INSTRUCTIONS FOR THE TASK → Restate all the material verbatim, except for the pictures.
_ _ _ _ _ _ _
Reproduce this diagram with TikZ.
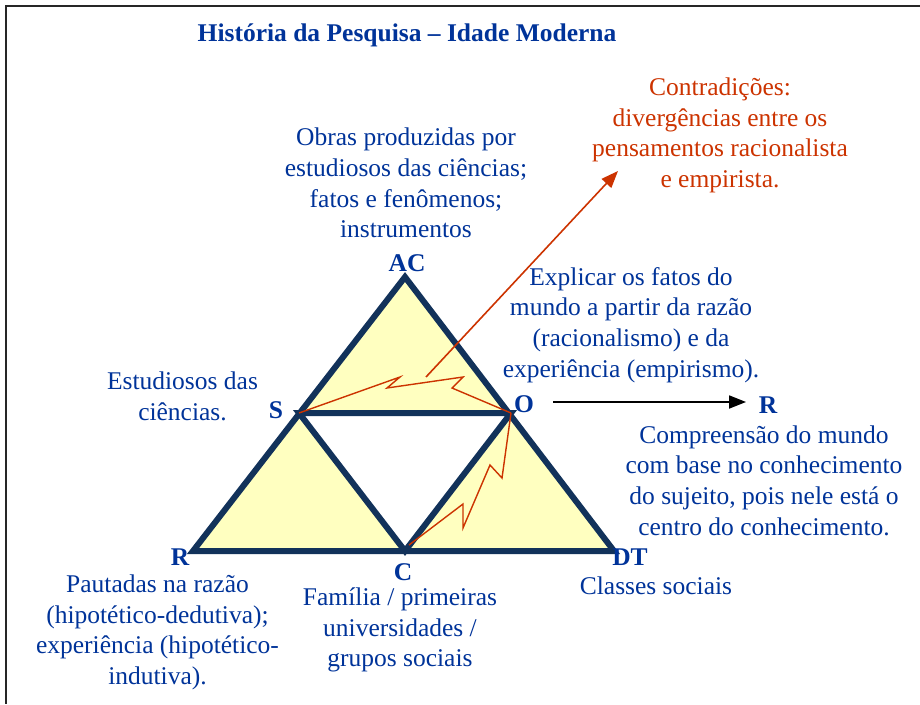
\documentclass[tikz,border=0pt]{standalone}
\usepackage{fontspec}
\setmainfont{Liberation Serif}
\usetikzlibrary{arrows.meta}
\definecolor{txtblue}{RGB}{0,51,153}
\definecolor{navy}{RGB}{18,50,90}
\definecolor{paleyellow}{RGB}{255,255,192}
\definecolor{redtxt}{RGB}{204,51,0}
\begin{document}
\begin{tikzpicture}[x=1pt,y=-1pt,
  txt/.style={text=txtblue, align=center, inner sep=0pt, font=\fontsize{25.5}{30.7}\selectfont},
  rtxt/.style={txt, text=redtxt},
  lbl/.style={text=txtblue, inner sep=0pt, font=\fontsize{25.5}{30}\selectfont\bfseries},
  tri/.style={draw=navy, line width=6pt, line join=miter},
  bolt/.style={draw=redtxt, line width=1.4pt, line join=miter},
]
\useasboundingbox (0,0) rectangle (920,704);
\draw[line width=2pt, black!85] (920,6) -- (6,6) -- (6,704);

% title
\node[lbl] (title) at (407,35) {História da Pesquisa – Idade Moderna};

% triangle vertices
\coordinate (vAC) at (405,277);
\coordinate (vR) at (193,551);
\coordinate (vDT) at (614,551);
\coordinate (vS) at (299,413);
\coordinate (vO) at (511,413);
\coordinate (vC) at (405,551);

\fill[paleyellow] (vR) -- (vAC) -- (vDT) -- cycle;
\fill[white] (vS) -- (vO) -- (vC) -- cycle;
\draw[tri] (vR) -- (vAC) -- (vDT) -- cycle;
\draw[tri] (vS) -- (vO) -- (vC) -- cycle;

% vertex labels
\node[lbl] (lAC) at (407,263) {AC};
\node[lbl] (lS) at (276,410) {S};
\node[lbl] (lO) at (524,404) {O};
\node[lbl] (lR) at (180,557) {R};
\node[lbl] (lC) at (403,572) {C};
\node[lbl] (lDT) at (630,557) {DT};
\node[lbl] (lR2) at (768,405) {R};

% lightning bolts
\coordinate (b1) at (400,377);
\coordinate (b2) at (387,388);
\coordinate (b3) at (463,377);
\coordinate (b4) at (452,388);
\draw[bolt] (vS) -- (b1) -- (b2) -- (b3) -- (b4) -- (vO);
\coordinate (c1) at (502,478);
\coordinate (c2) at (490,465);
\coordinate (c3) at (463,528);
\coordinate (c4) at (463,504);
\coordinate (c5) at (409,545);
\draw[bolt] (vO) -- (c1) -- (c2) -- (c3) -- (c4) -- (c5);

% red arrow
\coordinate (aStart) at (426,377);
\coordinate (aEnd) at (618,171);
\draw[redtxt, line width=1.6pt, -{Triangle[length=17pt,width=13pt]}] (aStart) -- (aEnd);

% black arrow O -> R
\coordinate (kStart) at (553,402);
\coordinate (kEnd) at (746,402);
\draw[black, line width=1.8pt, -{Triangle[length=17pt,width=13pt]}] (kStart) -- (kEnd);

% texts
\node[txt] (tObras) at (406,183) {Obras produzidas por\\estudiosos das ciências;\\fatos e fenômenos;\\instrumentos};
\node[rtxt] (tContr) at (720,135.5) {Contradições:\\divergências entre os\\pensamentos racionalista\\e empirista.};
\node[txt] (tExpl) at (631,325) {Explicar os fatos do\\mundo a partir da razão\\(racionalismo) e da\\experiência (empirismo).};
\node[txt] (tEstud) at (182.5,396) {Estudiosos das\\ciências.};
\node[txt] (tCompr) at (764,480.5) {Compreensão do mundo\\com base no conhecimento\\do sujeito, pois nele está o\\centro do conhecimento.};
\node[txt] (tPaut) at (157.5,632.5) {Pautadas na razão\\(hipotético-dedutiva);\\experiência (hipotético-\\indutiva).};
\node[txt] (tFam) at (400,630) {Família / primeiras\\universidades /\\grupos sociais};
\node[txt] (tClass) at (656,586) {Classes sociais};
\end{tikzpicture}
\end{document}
_ _ _ _ _ _ _
WORKED ANSWER →
Reproduce this diagram with TikZ.
\documentclass[tikz,border=0pt]{standalone}
\usepackage{fontspec}
\setmainfont{Liberation Serif}
\usetikzlibrary{arrows.meta}
\definecolor{txtblue}{RGB}{0,51,153}
\definecolor{navy}{RGB}{18,50,90}
\definecolor{paleyellow}{RGB}{255,255,192}
\definecolor{redtxt}{RGB}{204,51,0}
\begin{document}
\begin{tikzpicture}[x=1pt,y=-1pt,
  txt/.style={text=txtblue, align=center, inner sep=0pt, font=\fontsize{25.5}{30.7}\selectfont},
  rtxt/.style={txt, text=redtxt},
  lbl/.style={text=txtblue, inner sep=0pt, font=\fontsize{25.5}{30}\selectfont\bfseries},
  tri/.style={draw=navy, line width=6pt, line join=miter},
  bolt/.style={draw=redtxt, line width=1.4pt, line join=miter},
]
\useasboundingbox (0,0) rectangle (920,704);
\draw[line width=2pt, black!85] (920,6) -- (6,6) -- (6,704);

% title
\node[lbl] (title) at (407,35) {História da Pesquisa – Idade Moderna};

% triangle vertices
\coordinate (vAC) at (405,277);
\coordinate (vR) at (193,551);
\coordinate (vDT) at (614,551);
\coordinate (vS) at (299,413);
\coordinate (vO) at (511,413);
\coordinate (vC) at (405,551);

\fill[paleyellow] (vR) -- (vAC) -- (vDT) -- cycle;
\fill[white] (vS) -- (vO) -- (vC) -- cycle;
\draw[tri] (vR) -- (vAC) -- (vDT) -- cycle;
\draw[tri] (vS) -- (vO) -- (vC) -- cycle;

% vertex labels
\node[lbl] (lAC) at (407,263) {AC};
\node[lbl] (lS) at (276,410) {S};
\node[lbl] (lO) at (524,404) {O};
\node[lbl] (lR) at (180,557) {R};
\node[lbl] (lC) at (403,572) {C};
\node[lbl] (lDT) at (630,557) {DT};
\node[lbl] (lR2) at (768,405) {R};

% lightning bolts
\coordinate (b1) at (400,377);
\coordinate (b2) at (387,388);
\coordinate (b3) at (463,377);
\coordinate (b4) at (452,388);
\draw[bolt] (vS) -- (b1) -- (b2) -- (b3) -- (b4) -- (vO);
\coordinate (c1) at (502,478);
\coordinate (c2) at (490,465);
\coordinate (c3) at (463,528);
\coordinate (c4) at (463,504);
\coordinate (c5) at (409,545);
\draw[bolt] (vO) -- (c1) -- (c2) -- (c3) -- (c4) -- (c5);

% red arrow
\coordinate (aStart) at (426,377);
\coordinate (aEnd) at (618,171);
\draw[redtxt, line width=1.6pt, -{Triangle[length=17pt,width=13pt]}] (aStart) -- (aEnd);

% black arrow O -> R
\coordinate (kStart) at (553,402);
\coordinate (kEnd) at (746,402);
\draw[black, line width=1.8pt, -{Triangle[length=17pt,width=13pt]}] (kStart) -- (kEnd);

% texts
\node[txt] (tObras) at (406,183) {Obras produzidas por\\estudiosos das ciências;\\fatos e fenômenos;\\instrumentos};
\node[rtxt] (tContr) at (720,135.5) {Contradições:\\divergências entre os\\pensamentos racionalista\\e empirista.};
\node[txt] (tExpl) at (631,325) {Explicar os fatos do\\mundo a partir da razão\\(racionalismo) e da\\experiência (empirismo).};
\node[txt] (tEstud) at (182.5,396) {Estudiosos das\\ciências.};
\node[txt] (tCompr) at (764,480.5) {Compreensão do mundo\\com base no conhecimento\\do sujeito, pois nele está o\\centro do conhecimento.};
\node[txt] (tPaut) at (157.5,632.5) {Pautadas na razão\\(hipotético-dedutiva);\\experiência (hipotético-\\indutiva).};
\node[txt] (tFam) at (400,630) {Família / primeiras\\universidades /\\grupos sociais};
\node[txt] (tClass) at (656,586) {Classes sociais};
\end{tikzpicture}
\end{document}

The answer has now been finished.